President Biden recently set a target for 50% of all vehicle sales in the US to be fully electric, plugin hybrid, or fuel cell by 2030. Assuming a modest 1% annual growth in new car sales, total new car sales in the US would be about 19M by 2030. This means that electric vehicle sales will rise from about 600K currently to roughly 9.5M over the next nine years, if the target is to be met. This hockey stick growth in EV sales raises the obvious question of how the raw material inputs into EVs and the supporting infrastructure will be sourced. Indeed, EVs contain about 4x the amount of copper as a combustion vehicle (183lbs vs 48lbs), to say nothing of the need for modernization of the electric grid or charging stations. EV batteries contain large amounts of nickel, cobalt, and lithium.
The object of this post is not to pinpoint the exact amount of copper or lithium that the EV industry will need over the next decade, since that is a moving target driven heavily by policy and technological innovations. Rather, it is to make the simple case that some of the companies that produce the materials needed for the transition to EVs specifically and green energy more broadly may be in a position to outperform the market for years to come. Other firms that produce these materials may be less well situated for full cycle outperformance.
Let’s start with copper miners. Capital expenditures for copper miners have been in structural decline since 2014. Clearly, the 2009-2014 period exhibited just a bit of exuberance among the miners as they behaved (and invested) like the Chinese infrastructure buildout would continue indefinitely. So, a major rethink of capex was definitely in the cards. But, capex is now down to 2005 levels among the largest publicly traded copper producers.
Furthermore, the largest three copper producers are, in aggregate, investing less in new capital expenditures than their depreciation expense. In other words, the asset base is shrinking. The obvious question is whether the asset base should be shrinking ahead of a major demand surge for the materials these companies produce?
Indeed, long-term growth estimates for the group remain at robust levels. Four of these five largest copper producers sport long-term EPS growth estimates of 18.8% or higher. This compares favorably to the S&P 500 long-term EPS growth estimate of just 15.6%.
And yet, another interesting feature of copper miners is that they are relatively inexpensive. Indeed, the price to cash flow among these companies ranges from 3x to 12x, much below the 16x price to cash flow for the S&P 500.
Finally, relative performance for the group looks to be turning. After underperforming the S&P 500 by 75% since 2011, the group has been in a sideways trend vs the index since 2015 and is finally starting to show signs of life. This of course makes sense since capacity has been hallowed out, growth is picking up, valuations are low, and the price of copper is going up.
The situation isn’t the same among rare earth miners and other firms that produce cobalt. Here, capex hasn’t been in terminal decline, even if aggregate capex among these firms is still much less than $1bn combined.
Valuations among the group look more like meme stock valuations than copper miner valuations, coming in between 45x and 75x cash flows.
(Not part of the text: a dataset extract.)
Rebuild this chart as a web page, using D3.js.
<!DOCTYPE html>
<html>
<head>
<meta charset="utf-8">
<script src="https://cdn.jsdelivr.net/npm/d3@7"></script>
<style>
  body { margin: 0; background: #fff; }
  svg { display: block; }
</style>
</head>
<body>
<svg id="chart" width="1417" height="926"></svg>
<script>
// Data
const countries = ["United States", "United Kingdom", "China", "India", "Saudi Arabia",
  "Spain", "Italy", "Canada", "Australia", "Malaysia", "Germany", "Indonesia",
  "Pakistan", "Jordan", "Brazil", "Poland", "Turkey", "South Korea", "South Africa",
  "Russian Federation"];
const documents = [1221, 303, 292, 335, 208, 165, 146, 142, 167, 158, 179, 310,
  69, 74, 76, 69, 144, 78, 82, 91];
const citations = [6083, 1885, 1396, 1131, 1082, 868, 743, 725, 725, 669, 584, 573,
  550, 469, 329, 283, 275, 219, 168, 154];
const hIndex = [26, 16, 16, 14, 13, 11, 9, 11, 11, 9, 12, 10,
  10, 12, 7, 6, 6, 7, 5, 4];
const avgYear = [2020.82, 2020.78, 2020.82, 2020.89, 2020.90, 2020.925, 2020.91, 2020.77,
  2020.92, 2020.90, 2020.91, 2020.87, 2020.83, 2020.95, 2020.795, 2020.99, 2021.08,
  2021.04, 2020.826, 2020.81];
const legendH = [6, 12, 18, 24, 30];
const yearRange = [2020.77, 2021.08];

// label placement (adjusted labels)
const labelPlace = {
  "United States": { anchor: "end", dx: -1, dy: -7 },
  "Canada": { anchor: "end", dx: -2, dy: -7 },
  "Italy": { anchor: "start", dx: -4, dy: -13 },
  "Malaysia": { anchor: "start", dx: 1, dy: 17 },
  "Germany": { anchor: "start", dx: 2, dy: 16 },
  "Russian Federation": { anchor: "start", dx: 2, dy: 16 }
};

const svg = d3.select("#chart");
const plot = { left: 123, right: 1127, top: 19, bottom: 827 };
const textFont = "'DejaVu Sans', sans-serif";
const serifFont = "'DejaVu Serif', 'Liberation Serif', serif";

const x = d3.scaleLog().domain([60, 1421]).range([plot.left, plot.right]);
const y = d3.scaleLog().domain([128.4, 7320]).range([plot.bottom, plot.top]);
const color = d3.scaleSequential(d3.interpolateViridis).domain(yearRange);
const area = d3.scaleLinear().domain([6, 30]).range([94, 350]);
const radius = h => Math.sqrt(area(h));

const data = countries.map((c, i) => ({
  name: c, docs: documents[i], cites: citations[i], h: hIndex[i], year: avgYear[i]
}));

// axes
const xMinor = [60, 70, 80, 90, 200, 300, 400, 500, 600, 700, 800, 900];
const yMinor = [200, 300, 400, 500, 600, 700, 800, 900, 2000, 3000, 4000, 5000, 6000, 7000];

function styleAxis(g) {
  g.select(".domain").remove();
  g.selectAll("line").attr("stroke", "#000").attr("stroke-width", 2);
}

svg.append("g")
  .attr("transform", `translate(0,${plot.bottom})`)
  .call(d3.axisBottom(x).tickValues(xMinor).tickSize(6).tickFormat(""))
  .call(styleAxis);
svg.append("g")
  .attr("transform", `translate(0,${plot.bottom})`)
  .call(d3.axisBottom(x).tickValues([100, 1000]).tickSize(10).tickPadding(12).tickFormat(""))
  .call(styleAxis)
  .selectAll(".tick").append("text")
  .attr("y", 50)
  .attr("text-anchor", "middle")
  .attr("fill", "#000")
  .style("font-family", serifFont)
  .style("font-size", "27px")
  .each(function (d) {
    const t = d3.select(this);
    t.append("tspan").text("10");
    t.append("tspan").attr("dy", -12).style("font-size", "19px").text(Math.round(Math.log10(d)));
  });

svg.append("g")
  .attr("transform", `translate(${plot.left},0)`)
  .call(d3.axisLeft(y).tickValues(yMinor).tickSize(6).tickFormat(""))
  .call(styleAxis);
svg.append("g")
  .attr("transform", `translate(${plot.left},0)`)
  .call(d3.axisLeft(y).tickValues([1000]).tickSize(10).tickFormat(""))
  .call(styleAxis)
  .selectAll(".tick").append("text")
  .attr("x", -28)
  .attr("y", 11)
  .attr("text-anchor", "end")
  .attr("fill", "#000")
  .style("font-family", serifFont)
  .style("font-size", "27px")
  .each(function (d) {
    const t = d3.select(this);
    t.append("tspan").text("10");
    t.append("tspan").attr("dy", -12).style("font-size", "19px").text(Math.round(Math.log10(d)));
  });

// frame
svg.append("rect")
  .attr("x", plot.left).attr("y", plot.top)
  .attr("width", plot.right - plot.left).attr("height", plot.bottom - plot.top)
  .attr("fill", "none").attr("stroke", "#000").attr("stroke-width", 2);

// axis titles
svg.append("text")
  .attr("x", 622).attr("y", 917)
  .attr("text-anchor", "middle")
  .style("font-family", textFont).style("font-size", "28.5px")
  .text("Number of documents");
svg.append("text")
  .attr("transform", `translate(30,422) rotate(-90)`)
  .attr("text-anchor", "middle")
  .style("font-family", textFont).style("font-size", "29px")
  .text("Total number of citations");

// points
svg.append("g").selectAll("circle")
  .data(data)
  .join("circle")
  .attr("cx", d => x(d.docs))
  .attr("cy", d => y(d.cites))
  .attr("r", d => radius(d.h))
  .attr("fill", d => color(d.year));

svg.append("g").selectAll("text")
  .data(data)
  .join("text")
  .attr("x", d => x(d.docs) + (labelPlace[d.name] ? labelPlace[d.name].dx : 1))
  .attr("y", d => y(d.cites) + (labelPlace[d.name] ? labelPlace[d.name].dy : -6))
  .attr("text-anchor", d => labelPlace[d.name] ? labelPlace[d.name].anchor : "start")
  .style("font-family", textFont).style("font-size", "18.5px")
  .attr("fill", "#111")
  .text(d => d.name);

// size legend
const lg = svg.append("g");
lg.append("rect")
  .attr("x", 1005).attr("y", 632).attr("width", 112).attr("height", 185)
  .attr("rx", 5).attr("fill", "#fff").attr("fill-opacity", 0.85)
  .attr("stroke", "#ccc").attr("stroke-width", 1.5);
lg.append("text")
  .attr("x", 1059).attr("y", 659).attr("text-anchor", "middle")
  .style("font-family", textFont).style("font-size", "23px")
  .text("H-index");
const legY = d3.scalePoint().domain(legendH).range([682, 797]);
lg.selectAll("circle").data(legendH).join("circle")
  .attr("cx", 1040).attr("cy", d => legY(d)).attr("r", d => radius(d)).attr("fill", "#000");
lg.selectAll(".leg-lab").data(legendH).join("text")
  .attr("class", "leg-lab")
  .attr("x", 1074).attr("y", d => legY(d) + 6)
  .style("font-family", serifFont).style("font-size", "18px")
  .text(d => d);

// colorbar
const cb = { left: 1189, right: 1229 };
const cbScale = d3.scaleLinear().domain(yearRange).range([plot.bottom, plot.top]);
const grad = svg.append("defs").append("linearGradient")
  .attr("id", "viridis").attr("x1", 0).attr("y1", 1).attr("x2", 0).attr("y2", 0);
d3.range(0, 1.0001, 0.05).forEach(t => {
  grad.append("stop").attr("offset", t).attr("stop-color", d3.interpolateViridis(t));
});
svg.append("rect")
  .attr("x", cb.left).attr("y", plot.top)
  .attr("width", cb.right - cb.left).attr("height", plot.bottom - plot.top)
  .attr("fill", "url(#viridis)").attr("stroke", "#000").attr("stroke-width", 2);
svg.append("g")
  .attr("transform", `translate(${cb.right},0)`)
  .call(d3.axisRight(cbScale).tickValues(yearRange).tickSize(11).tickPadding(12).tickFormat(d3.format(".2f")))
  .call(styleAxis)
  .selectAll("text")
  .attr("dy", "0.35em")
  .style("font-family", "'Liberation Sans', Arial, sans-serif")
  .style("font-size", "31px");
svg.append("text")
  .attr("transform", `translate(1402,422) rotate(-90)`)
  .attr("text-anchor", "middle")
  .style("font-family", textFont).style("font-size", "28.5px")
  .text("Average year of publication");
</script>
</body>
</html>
Relative performance trends have definitely improved for the rare earth and cobalt companies, however. After peaking out in 2011, the these companies underperformed the S&P 500 by 90% through 2015 and then have almost nothing on a relative basis until recently. Now, finally, these companies are starting to show signs of life, but the structural supports present among the copper miners are not as compelling for the rare earth and cobalt miners. In our view, one is playing for momentum in these stocks as opposed to compelling valuations and structural underinvestment.
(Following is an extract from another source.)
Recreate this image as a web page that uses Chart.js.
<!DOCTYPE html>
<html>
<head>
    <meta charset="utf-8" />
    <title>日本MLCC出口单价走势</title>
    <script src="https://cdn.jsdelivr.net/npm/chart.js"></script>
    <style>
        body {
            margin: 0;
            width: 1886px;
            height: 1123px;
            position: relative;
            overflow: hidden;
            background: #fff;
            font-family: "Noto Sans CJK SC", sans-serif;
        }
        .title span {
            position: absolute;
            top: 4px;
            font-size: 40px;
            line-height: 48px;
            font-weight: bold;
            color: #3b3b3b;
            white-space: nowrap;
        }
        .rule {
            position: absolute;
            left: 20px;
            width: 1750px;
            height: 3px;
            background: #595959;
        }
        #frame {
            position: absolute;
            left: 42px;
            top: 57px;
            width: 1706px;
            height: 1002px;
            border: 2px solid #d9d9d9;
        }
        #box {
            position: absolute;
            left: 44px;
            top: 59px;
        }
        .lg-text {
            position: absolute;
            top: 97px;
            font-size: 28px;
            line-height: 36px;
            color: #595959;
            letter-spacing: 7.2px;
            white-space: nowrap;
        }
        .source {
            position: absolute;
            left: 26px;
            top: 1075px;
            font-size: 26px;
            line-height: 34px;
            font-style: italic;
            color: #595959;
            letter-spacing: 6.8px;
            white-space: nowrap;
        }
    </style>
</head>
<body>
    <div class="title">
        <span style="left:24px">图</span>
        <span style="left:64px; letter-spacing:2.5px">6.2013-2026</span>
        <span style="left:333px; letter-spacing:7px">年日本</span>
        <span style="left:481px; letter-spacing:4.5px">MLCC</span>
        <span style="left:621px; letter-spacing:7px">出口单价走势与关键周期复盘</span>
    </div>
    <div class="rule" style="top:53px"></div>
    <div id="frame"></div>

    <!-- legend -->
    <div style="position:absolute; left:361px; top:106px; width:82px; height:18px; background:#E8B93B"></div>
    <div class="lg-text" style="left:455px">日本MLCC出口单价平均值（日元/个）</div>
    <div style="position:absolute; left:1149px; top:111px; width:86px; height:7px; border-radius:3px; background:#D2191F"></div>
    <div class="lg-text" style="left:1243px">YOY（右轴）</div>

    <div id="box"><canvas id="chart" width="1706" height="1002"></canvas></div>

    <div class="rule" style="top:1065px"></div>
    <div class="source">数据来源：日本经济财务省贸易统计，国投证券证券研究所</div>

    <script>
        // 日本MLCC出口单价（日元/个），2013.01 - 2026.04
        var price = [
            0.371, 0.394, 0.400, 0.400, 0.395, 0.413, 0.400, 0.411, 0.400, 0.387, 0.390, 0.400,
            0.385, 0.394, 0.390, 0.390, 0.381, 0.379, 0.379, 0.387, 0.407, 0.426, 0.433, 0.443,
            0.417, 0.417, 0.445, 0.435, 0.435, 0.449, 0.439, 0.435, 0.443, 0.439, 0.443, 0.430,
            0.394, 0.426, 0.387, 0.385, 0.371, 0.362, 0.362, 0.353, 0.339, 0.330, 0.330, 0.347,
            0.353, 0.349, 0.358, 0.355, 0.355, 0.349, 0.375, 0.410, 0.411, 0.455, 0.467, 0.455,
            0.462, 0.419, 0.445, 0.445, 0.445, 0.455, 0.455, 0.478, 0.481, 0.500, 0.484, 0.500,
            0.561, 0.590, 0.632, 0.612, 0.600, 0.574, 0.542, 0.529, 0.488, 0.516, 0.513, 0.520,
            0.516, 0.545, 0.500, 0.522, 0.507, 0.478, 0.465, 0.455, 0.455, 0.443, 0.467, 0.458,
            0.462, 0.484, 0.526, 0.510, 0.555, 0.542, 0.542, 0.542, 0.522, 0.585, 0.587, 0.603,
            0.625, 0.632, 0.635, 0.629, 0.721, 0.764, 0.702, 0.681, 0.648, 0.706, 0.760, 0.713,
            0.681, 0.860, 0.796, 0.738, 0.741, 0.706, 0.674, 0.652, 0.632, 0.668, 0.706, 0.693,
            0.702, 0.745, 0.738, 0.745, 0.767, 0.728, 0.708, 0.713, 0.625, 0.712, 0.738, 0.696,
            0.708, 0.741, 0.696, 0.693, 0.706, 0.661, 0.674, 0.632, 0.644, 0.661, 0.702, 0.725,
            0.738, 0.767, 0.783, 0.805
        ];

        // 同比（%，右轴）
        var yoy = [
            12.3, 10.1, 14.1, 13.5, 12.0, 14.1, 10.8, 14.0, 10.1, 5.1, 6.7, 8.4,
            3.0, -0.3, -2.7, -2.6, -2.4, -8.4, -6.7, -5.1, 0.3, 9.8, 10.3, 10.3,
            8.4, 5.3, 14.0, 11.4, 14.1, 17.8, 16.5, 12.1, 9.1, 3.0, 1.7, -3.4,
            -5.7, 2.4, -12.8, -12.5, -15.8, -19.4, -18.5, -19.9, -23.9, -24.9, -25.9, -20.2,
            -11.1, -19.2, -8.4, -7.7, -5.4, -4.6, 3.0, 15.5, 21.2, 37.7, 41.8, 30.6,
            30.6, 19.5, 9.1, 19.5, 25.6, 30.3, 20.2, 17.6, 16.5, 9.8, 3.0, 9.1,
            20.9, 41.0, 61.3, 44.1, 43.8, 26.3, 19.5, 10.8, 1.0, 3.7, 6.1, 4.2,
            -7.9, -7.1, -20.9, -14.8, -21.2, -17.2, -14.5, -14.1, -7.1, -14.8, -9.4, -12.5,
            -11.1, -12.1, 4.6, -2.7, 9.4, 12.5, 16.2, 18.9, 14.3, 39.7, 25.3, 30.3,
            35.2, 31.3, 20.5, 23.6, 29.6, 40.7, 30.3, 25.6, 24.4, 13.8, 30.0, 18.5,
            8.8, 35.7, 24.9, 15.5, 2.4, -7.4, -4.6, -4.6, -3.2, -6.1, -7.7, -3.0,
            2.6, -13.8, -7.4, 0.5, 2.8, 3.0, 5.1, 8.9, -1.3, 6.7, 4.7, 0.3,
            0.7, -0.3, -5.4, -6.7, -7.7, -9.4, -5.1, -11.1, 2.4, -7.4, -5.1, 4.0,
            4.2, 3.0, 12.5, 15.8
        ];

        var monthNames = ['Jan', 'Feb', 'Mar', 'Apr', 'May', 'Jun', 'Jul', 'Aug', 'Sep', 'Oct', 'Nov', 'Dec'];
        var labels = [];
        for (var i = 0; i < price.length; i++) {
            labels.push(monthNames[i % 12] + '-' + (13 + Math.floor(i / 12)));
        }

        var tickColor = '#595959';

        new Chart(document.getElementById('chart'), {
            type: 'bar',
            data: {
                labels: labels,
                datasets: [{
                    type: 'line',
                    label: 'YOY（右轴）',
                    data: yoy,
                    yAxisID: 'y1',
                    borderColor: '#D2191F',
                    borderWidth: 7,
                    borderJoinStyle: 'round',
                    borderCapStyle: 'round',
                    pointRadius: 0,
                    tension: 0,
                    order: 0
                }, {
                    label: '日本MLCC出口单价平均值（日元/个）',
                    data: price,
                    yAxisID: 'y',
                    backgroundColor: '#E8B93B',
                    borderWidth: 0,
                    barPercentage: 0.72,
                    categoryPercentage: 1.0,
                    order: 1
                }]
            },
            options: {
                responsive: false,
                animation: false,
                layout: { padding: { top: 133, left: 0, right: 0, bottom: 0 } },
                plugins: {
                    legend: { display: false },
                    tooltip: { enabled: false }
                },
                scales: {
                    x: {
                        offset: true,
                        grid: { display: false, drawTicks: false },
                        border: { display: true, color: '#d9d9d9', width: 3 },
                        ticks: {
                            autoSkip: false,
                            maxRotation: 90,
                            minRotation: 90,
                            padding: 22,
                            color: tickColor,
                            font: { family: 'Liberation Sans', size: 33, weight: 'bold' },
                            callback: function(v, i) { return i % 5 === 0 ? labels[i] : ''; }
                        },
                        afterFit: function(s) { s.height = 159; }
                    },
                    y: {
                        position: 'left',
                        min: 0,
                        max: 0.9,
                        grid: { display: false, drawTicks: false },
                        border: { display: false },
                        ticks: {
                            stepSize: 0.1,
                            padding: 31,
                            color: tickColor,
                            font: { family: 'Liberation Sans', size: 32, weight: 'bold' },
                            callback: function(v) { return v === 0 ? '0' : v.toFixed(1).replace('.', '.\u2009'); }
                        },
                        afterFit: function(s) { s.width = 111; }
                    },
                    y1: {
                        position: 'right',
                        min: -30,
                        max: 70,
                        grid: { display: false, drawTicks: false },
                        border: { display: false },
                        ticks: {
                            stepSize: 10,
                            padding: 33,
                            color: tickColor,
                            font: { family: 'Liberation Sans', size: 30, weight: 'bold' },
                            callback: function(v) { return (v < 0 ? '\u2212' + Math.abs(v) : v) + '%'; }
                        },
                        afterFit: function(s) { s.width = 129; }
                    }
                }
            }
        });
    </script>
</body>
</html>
The takeaway here is two fold.
First, there is clearly an unfolding opportunity to capitalize on the transition to EVs that is likely to play out around the world through the 2030s.
Second, some stocks sport ideal setups to outperform from the transition due to massive underinvestment, low valuations, and a decade of being hated by investors. Other stocks may have much of the growth priced in, or at least the risk/reward isn’t as compelling.
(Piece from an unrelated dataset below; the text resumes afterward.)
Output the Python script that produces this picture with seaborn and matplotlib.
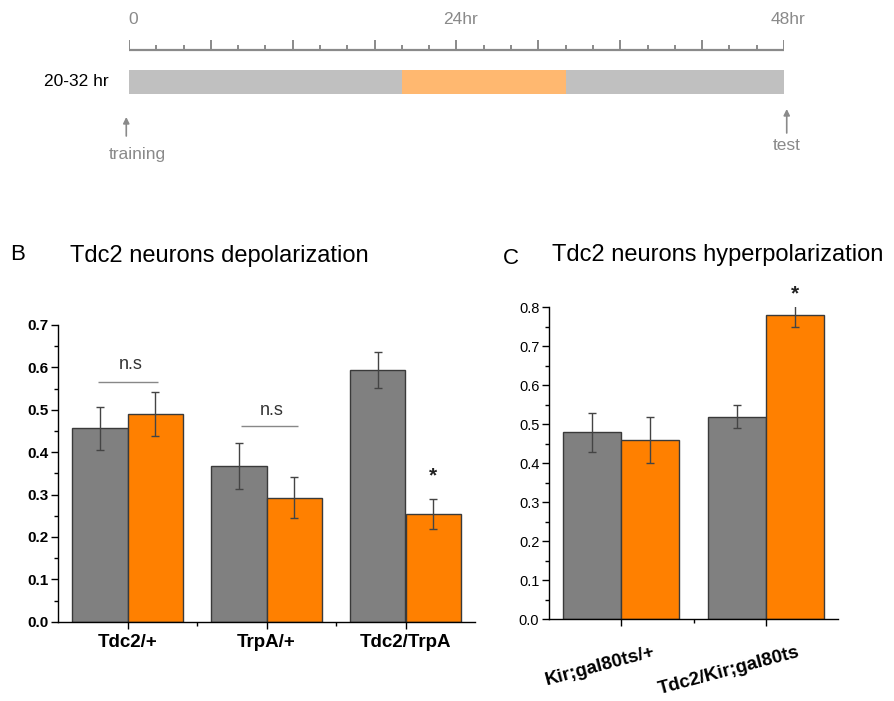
import numpy as np
import pandas as pd
import matplotlib
matplotlib.use("Agg")
import matplotlib.pyplot as plt
import matplotlib.transforms as mtransforms
import seaborn as sns

sns.set_theme(style="white")
plt.rcParams["font.family"] = ["Liberation Sans", "DejaVu Sans"]
plt.rcParams["text.color"] = "black"
plt.rcParams["xtick.color"] = "black"
plt.rcParams["ytick.color"] = "black"
plt.rcParams["axes.labelcolor"] = "black"

# ---- data ----
conditions = ["control", "shift"]

dep_genotypes = ["Tdc2/+", "TrpA/+", "Tdc2/TrpA"]
dep_control = [0.456, 0.367, 0.594]
dep_shift = [0.490, 0.293, 0.254]
dep_control_err = [0.050, 0.055, 0.043]
dep_shift_err = [0.052, 0.048, 0.035]

hyp_genotypes = ["Kir;gal80ts/+", "Tdc2/Kir;gal80ts"]
hyp_control = [0.48, 0.52]
hyp_shift = [0.46, 0.78]
hyp_control_err = [0.05, 0.03]
hyp_shift_err = [0.06, 0.03]

timeline_hours = 48
shift_window = [20, 32]
timeline_ticks = list(range(0, 49, 2))
timeline_labels = {0: "0", 24: "24hr", 48: "48hr"}

GREY = "#808080"
ORANGE = "#FF8000"
EDGE = "#3a3a3a"

W, H = 895, 701
fig = plt.figure(figsize=(W / 100, H / 100), dpi=100)


def frac_box(left, top, right, bottom):
    return [left / W, 1 - bottom / H, (right - left) / W, (bottom - top) / H]


# ---- timeline ----
ax_t = fig.add_axes(frac_box(129, 0, 784, 180))
ax_t.set_xlim(0, timeline_hours)
ax_t.set_ylim(180, 0)
ax_t.axis("off")
tl_grey = "#8a8a8a"
ax_t.hlines(50, 0, timeline_hours, color=tl_grey, lw=1.6)
for h in timeline_ticks:
    top = 40 if h % 6 == 0 else 45
    ax_t.vlines(h, top, 50, color=tl_grey, lw=1.4)
for h, lab in timeline_labels.items():
    ax_t.text(h + 0.3, 20, lab, ha="center", va="center", fontsize=12.5,
              color=tl_grey)
ax_t.barh(82, timeline_hours, left=0, height=24, color="#C0C0C0",
          linewidth=0)
ax_t.barh(82, shift_window[1] - shift_window[0], left=shift_window[0],
          height=24, color="#FFB870", linewidth=0)
ax_t.text(-1.5, 82, "20-32 hr", ha="right", va="center", fontsize=12.5,
          color="black")
arrow = dict(arrowstyle="-|>", mutation_scale=9, color="#8a8a8a", lw=1.2,
             shrinkA=0, shrinkB=0)
ax_t.annotate("", xy=(-0.2, 117), xytext=(-0.2, 136), arrowprops=arrow,
              annotation_clip=False)
ax_t.text(0.6, 155, "training", ha="center", va="center", fontsize=12.5,
          color=tl_grey)
ax_t.annotate("", xy=(48.2, 109), xytext=(48.2, 133), arrowprops=arrow,
              annotation_clip=False)
ax_t.text(48.2, 146, "test", ha="center", va="center", fontsize=12.5,
          color=tl_grey)


def bar_panel(ax, genotypes, ctrl, shift, ctrl_err, shift_err, ymax):
    df = pd.DataFrame({
        "genotype": genotypes * 2,
        "condition": [conditions[0]] * len(genotypes) + [conditions[1]] * len(genotypes),
        "value": ctrl + shift,
        "err": ctrl_err + shift_err,
    })
    sns.barplot(data=df, x="genotype", y="value", hue="condition",
                palette=[GREY, ORANGE], errorbar=None, width=0.8,
                edgecolor=EDGE, linewidth=1.0, saturation=1, legend=False,
                ax=ax)
    for container, errs, vals in zip(ax.containers, [ctrl_err, shift_err], [ctrl, shift]):
        xs = [p.get_x() + p.get_width() / 2 for p in container.patches]
        ax.errorbar(xs, vals, yerr=errs, fmt="none", ecolor="#444444",
                    elinewidth=1.0, capsize=3, capthick=1.0)
    ax.set_xlim(-0.5, len(genotypes) - 0.5)
    ax.set_ylim(0, ymax)
    ax.set_xlabel("")
    ax.set_ylabel("")
    sns.despine(ax=ax)
    for s in ["left", "bottom"]:
        ax.spines[s].set_color("black")
        ax.spines[s].set_linewidth(1.0)
    ax.set_yticks(np.round(np.arange(0, ymax + 1e-9, 0.1), 1))
    ax.set_yticks(np.arange(0.05, ymax, 0.1), minor=True)
    ax.set_xticks(np.arange(0.5, len(genotypes) - 0.5, 1.0), minor=True)
    ax.yaxis.set_major_formatter(matplotlib.ticker.FormatStrFormatter("%.1f"))
    ax.tick_params(axis="both", which="major", direction="out", length=5,
                   width=1, color="black", labelcolor="black", left=True,
                   bottom=True)
    ax.tick_params(axis="both", which="minor", direction="out", length=3,
                   width=1, color="black", left=True, bottom=True)
    return df


# ---- panel B ----
ax_b = fig.add_axes(frac_box(58, 325, 475, 621.7))
bar_panel(ax_b, dep_genotypes, dep_control, dep_shift, dep_control_err,
          dep_shift_err, 0.7)
ax_b.tick_params(axis="y", labelsize=11, pad=2)
ax_b.tick_params(axis="x", labelsize=13.5, pad=4)
for lab in ax_b.get_yticklabels() + ax_b.get_xticklabels():
    lab.set_fontweight("bold")
ax_b.hlines(0.565, -0.214, 0.218, color="#888888", lw=1.0, clip_on=False)
ax_b.text(0.02, 0.606, "n.s", ha="center", va="center", fontsize=13,
          color="#333333")
ax_b.hlines(0.462, 0.815, 1.225, color="#888888", lw=1.0, clip_on=False)
ax_b.text(1.04, 0.498, "n.s", ha="center", va="center", fontsize=13,
          color="#333333")
ax_b.text(2.2, 0.345, "*", ha="center", va="center", fontsize=15,
          fontweight="bold", color="#222222")

fig.text(10 / W, 1 - 255 / H, "B", ha="left", va="center", fontsize=16)
fig.text(70 / W, 1 - 256 / H, "Tdc2 neurons depolarization", ha="left",
         va="center", fontsize=17)

# ---- panel C ----
ax_c = fig.add_axes(frac_box(549, 307.3, 838.3, 619.3))
bar_panel(ax_c, hyp_genotypes, hyp_control, hyp_shift, hyp_control_err,
          hyp_shift_err, 0.8)
ax_c.tick_params(axis="y", labelsize=10.5, pad=2)
ax_c.tick_params(axis="x", labelsize=13.5, pad=6)
label_shift = mtransforms.ScaledTranslation(0.31, -0.09, fig.dpi_scale_trans)
for lab in ax_c.get_xticklabels():
    lab.set_fontweight("bold")
    lab.set_rotation(15)
    lab.set_ha("right")
    lab.set_rotation_mode("anchor")
    lab.set_transform(lab.get_transform() + label_shift)
ax_c.text(1.2, 0.835, "*", ha="center", va="center", fontsize=15,
          fontweight="bold", color="#222222", clip_on=False)

fig.text(503 / W, 1 - 259 / H, "C", ha="left", va="center", fontsize=16)
fig.text(552 / W, 1 - 255 / H, "Tdc2 neurons hyperpolarization", ha="left",
         va="center", fontsize=17)

fig.savefig("out.png", dpi=100, facecolor="white")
In any case, one exciting part of all this from an investment perspective is an opportunity to add growth to one’s portfolio other than through high valuation technology stocks. We suspect the green energy transition will be full of such opportunities for those willing to embrace out of consensus growth ideas.
Note, as of 7/31/2021, BHP Billiton was held in a Knowledge Leaders strategy. No other companies mentioned in this post were held in a Knowledge Leaders strategy as of 7/31/2021.